The film argues that it's not because bad people run big companies -- but that "through their psychopathic pursuit of profit, firms make good people do bad things." People do evil things in their corporate personas that they would never do in their private lives:

Human values and morality survive the onslaught of corporate pathology only via a carefully cultivated schizophrenia: the tobacco boss goes home, hugs his kids and feels a little less bad about spreading cancer. Company executives and foot soldiers alike will identify instantly with this analysis, because it is accurate.

The article argues that, while accurate, this picture is "incomplete." The "company-as-psychopath idea" actually originated with Max Weber a century ago:

Bureaucracies have flourished because their efficient and rational division and application of labour is powerful. But a cost attends this power. As cogs in a larger, purposeful machine, people become alienated from the traditional morals that guide human relationships as they pursue the goal of the collective organisation. There is, in Weber's famous phrase, a “parcelling-out of the soul”.

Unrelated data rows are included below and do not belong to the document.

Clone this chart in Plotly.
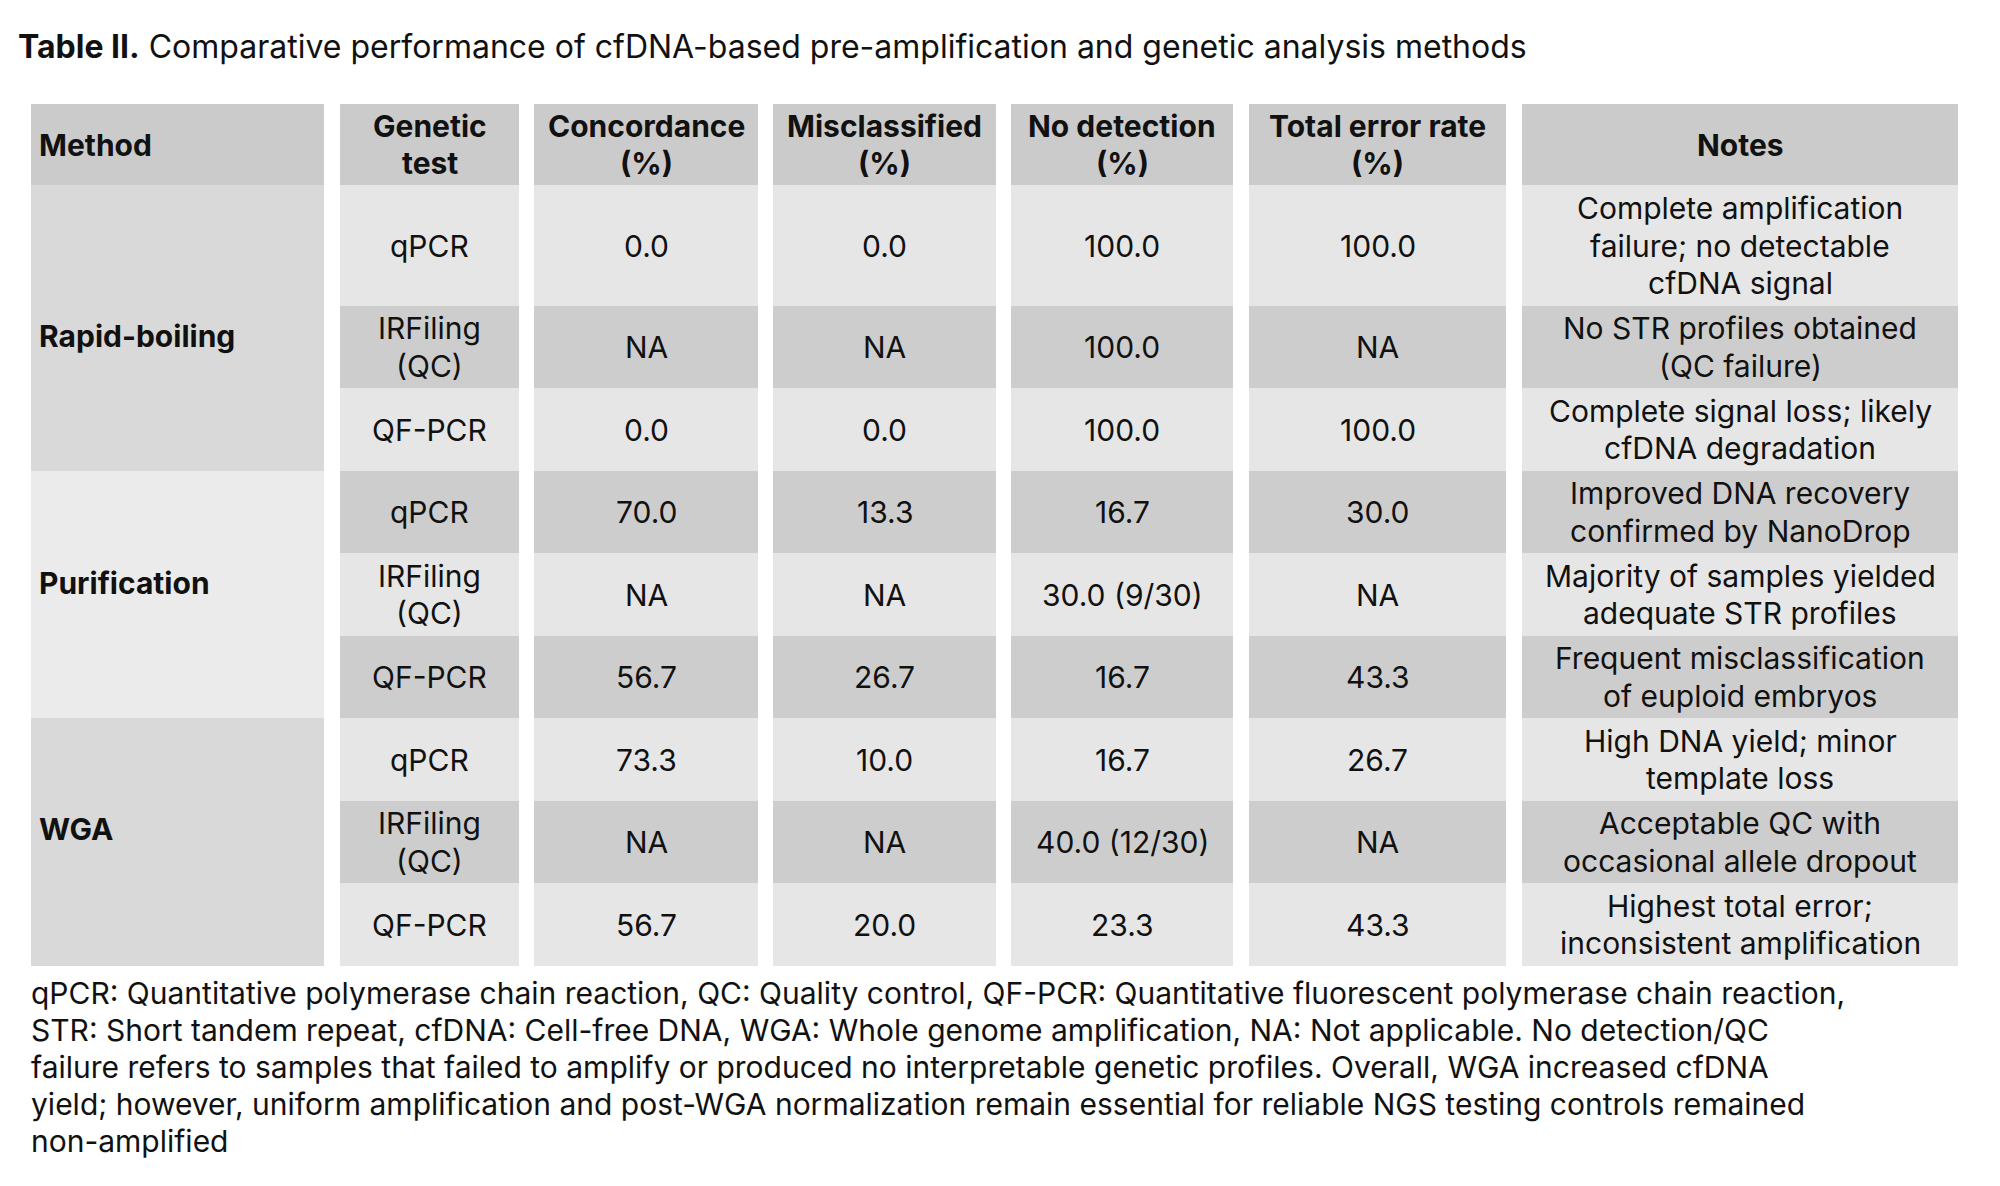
import plotly.graph_objects as go

# ---- data ----
methods = ["Rapid-boiling", "Purification", "WGA"]
tests = ["qPCR", "IRFiling\n(QC)", "QF-PCR"] * 3
concordance = ["0.0", "NA", "0.0", "70.0", "NA", "56.7", "73.3", "NA", "56.7"]
misclassified = ["0.0", "NA", "0.0", "13.3", "NA", "26.7", "10.0", "NA", "20.0"]
no_detection = ["100.0", "100.0", "100.0", "16.7", "30.0 (9/30)", "16.7",
                "16.7", "40.0 (12/30)", "23.3"]
total_error = ["100.0", "NA", "100.0", "30.0", "NA", "43.3", "26.7", "NA", "43.3"]
notes = [
    "Complete amplification\nfailure; no detectable\ncfDNA signal",
    "No STR profiles obtained\n(QC failure)",
    "Complete signal loss; likely\ncfDNA degradation",
    "Improved DNA recovery\nconfirmed by NanoDrop",
    "Majority of samples yielded\nadequate STR profiles",
    "Frequent misclassification\nof euploid embryos",
    "High DNA yield; minor\ntemplate loss",
    "Acceptable QC with\noccasional allele dropout",
    "Highest total error;\ninconsistent amplification",
]
headers = ["Method", "Genetic\ntest", "Concordance\n(%)", "Misclassified\n(%)",
           "No detection\n(%)", "Total error rate\n(%)", "Notes"]

title_bold = "Table II."
title_rest = " Comparative performance of cfDNA-based pre-amplification and genetic analysis methods"
footnote = [
    "qPCR: Quantitative polymerase chain reaction, QC: Quality control, QF-PCR: Quantitative fluorescent polymerase chain reaction,",
    "STR: Short tandem repeat, cfDNA: Cell-free DNA, WGA: Whole genome amplification, NA: Not applicable. No detection/QC",
    "failure refers to samples that failed to amplify or produced no interpretable genetic profiles. Overall, WGA increased cfDNA",
    "yield; however, uniform amplification and post-WGA normalization remain essential for reliable NGS testing controls remained",
    "non-amplified",
]

# ---- layout geometry (page pixels) ----
W, H = 2000, 1186
OFF = 8  # html body margin
col_edges = [(31, 324), (340, 519), (534, 758), (773, 996),
             (1011, 1233), (1249, 1506), (1522, 1958)]
head_y = (104, 185)
row_edges = [185, 306, 388, 471, 553, 636, 718, 801, 883, 966]
method_label_y = [336, 583, 829]
LH = 37.5
FONT = "Inter"
FS = 30
TXT = "#111111"

C_HEAD = "#cbcbcb"
C_LIGHT = "#e6e6e6"
C_DARK = "#cdcdcd"
C_METHOD = ["#d9d9d9", "#ebebeb", "#d9d9d9"]

shapes = []
annotations = []


def rect(x0, x1, y0, y1, color):
    shapes.append(dict(type="rect", xref="x", yref="y", x0=x0, x1=x1, y0=y0, y1=y1,
                       fillcolor=color, line=dict(width=0), layer="below"))


def cell_text(text, xc, yc, bold=False, align="center"):
    lines = text.split("\n")
    n = len(lines)
    for i, ln in enumerate(lines):
        y = yc + (i - (n - 1) / 2) * LH
        annotations.append(dict(
            x=xc, y=y, xref="x", yref="y", text=f"<b>{ln}</b>" if bold else ln,
            showarrow=False, xanchor="left" if align == "left" else "center",
            yanchor="middle", font=dict(family=FONT, size=FS, color=TXT)))


# header
for j, (x0, x1) in enumerate(col_edges):
    rect(x0, x1, head_y[0], head_y[1], C_HEAD)
    if j == 0:
        cell_text(headers[j], x0 + 6, (head_y[0] + head_y[1]) / 2, bold=True, align="left")
    else:
        cell_text(headers[j], (x0 + x1) / 2, (head_y[0] + head_y[1]) / 2, bold=True)

# method column (merged cells)
mx0, mx1 = col_edges[0]
for g, m in enumerate(methods):
    y0, y1 = row_edges[g * 3], row_edges[g * 3 + 3]
    rect(mx0, mx1, y0, y1, C_METHOD[g])
    cell_text(m, mx0 + 6, method_label_y[g], bold=True, align="left")

# body rows
columns = [tests, concordance, misclassified, no_detection, total_error, notes]
for r in range(len(tests)):
    y0, y1 = row_edges[r], row_edges[r + 1]
    color = C_LIGHT if r % 2 == 0 else C_DARK
    for j, col in enumerate(columns, start=1):
        x0, x1 = col_edges[j]
        rect(x0, x1, y0, y1, color)
        cell_text(col[r], (x0 + x1) / 2, (y0 + y1) / 2)

# title
annotations.append(dict(
    x=16, y=46, xref="x", yref="y", xanchor="left", yanchor="middle", showarrow=False,
    text=f"<b>{title_bold}</b>{title_rest}",
    font=dict(family=FONT, size=32, color=TXT)))

# footnote
for i, ln in enumerate(footnote):
    annotations.append(dict(
        x=29, y=993 + i * 37, xref="x", yref="y", xanchor="left", yanchor="middle",
        showarrow=False, text=ln, font=dict(family=FONT, size=FS, color=TXT)))

fig = go.Figure()
fig.add_trace(go.Scatter(x=[OFF, W + OFF], y=[OFF, H + OFF], mode="markers",
                         marker=dict(opacity=0), hoverinfo="skip", showlegend=False))
fig.update_layout(
    width=W, height=H, margin=dict(l=0, r=0, t=0, b=0),
    paper_bgcolor="white", plot_bgcolor="white",
    xaxis=dict(range=[OFF, W + OFF], visible=False, fixedrange=True),
    yaxis=dict(range=[H + OFF, OFF], visible=False, fixedrange=True),
    shapes=shapes, annotations=annotations,
)
fig.write_html("out.html")
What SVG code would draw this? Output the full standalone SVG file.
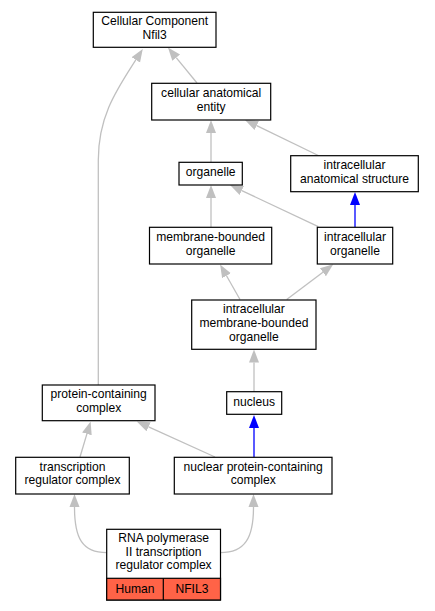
<svg xmlns="http://www.w3.org/2000/svg" width="435" height="611" viewBox="0 0 435 611">
<defs>
<style>
.n rect{fill:#fff;stroke:#000;stroke-width:1.2}
text{font-family:"Liberation Sans",Arial,sans-serif;font-size:12.1px;fill:#000;text-anchor:middle}
.e path{fill:none;stroke:#c0c0c0;stroke-width:1.3}
.e path.b{stroke:#0000ff}
</style>
<marker id="ag" markerUnits="userSpaceOnUse" markerWidth="14" markerHeight="12" refX="0" refY="5" orient="auto" viewBox="0 0 14 10"><path d="M0,0 L13,5 L0,10 Z" fill="#c0c0c0"/></marker>
<marker id="ab" markerUnits="userSpaceOnUse" markerWidth="14" markerHeight="12" refX="0" refY="5" orient="auto" viewBox="0 0 14 10"><path d="M0,0 L13,5 L0,10 Z" fill="#0000ff"/></marker>
</defs>
<rect width="435" height="611" fill="#fff"/>
<g id="edges" class="e">
<path d="M197,83 L176.2,57.6" marker-end="url(#ag)"/>
<path d="M98.3,385 L98.3,160 C98.3,115 118,88 135.8,59.9" marker-end="url(#ag)"/>
<path d="M211,162 L211,133" marker-end="url(#ag)"/>
<path d="M318.3,155.5 L256.7,125.6" marker-end="url(#ag)"/>
<path d="M211,227 L211,198" marker-end="url(#ag)"/>
<path d="M318.3,226.7 L241.8,190.6" marker-end="url(#ag)"/>
<path class="b" d="M355,227 L355,205" marker-end="url(#ab)"/>
<path d="M240,299.5 L226.5,275.7" marker-end="url(#ag)"/>
<path d="M286.7,299.5 L322.9,272.2" marker-end="url(#ag)"/>
<path d="M254,391.7 L254,362.5" marker-end="url(#ag)"/>
<path class="b" d="M254,457 L254,428" marker-end="url(#ab)"/>
<path d="M215,457 L148.6,426.8" marker-end="url(#ag)"/>
<path d="M80,457 L86.9,433.9" marker-end="url(#ag)"/>
<path d="M106.7,552.7 C82,552.7 74.5,538 74.5,507" marker-end="url(#ag)"/>
<path d="M220.5,552.7 C245,552.7 253.5,538 253.5,507" marker-end="url(#ag)"/>
</g>
<g id="n1" class="n"><rect x="93.3" y="12.3" width="122.7" height="35"/><text x="154.7" y="25.4">Cellular Component<tspan x="154.7" dy="13.6">Nfil3</tspan></text></g>
<g id="n2" class="n"><rect x="151.7" y="83.3" width="119" height="36.7"/><text x="211.2" y="97.2">cellular anatomical<tspan x="211.2" dy="13.6">entity</tspan></text></g>
<g id="n3" class="n"><rect x="179" y="162.3" width="63.3" height="22.7"/><text x="210.7" y="176.3">organelle</text></g>
<g id="n4" class="n"><rect x="290.7" y="155.7" width="127.6" height="36"/><text x="354.5" y="169.2">intracellular<tspan x="354.5" dy="13.6">anatomical structure</tspan></text></g>
<g id="n5" class="n"><rect x="149.5" y="227.3" width="122.2" height="36.7"/><text x="210.6" y="241.4">membrane-bounded<tspan x="210.6" dy="13.6">organelle</tspan></text></g>
<g id="n6" class="n"><rect x="317.3" y="227.3" width="75.4" height="36.7"/><text x="355" y="241.4">intracellular<tspan x="355" dy="13.6">organelle</tspan></text></g>
<g id="n7" class="n"><rect x="191.7" y="300" width="124.3" height="49.3"/><text x="253.9" y="313.4">intracellular<tspan x="253.9" dy="13.6">membrane-bounded</tspan><tspan x="253.9" dy="13.6">organelle</tspan></text></g>
<g id="n8" class="n"><rect x="226.7" y="391.7" width="55" height="22.6"/><text x="254.2" y="406">nucleus</text></g>
<g id="n9" class="n"><rect x="42.3" y="385" width="112.7" height="35.7"/><text x="98.7" y="398.2">protein-containing<tspan x="98.7" dy="13.6">complex</tspan></text></g>
<g id="n10" class="n"><rect x="15.7" y="457.3" width="113.6" height="36.7"/><text x="72.5" y="470.5">transcription<tspan x="72.5" dy="13.6">regulator complex</tspan></text></g>
<g id="n11" class="n"><rect x="174.3" y="457.3" width="157.7" height="36.7"/><text x="253.2" y="470.5">nuclear protein-containing<tspan x="253.2" dy="13.6">complex</tspan></text></g>
<g id="n12" class="n"><rect x="106.7" y="529.3" width="113.8" height="70.7"/><rect x="106.7" y="578.3" width="113.8" height="21.7" style="fill:#ff6347"/><path d="M163.3,578.3 V600" stroke="#000" stroke-width="1.2"/><text x="163.6" y="542.2">RNA polymerase<tspan x="163.6" dy="13.6">II transcription</tspan><tspan x="163.6" dy="13.6">regulator complex</tspan></text><text x="135" y="592.7">Human</text><text x="191.9" y="592.7">NFIL3</text></g>
</svg>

While we call the machinations of corporations "evil," their misdeeds pale in comparison to the Evils of more sinister bureaucracies -- "the psychopathic national socialism of Nazi Germany, communism of Stalinist Soviet rule and fascism of imperial Japan ... Infinitely more powerful than firms and far less accountable for its actions, the modern state has the capacity to behave even in evolved western democracies as a more dangerous psychopath than any corporation can ever hope to become."

The Economist review says the makers of The Corporation (and by extension, the anti-capitalist movement), have a "misty-eyed alignment of the state with the public interest. Run that one past the people of, say, North Korea."

The movie is based on the book The Corporation : The Pathological Pursuit of Profit and Power by Joel Bakan. The book explores the thesis that the corporate system cannot last because it is "a system programmed to exploit others for profit."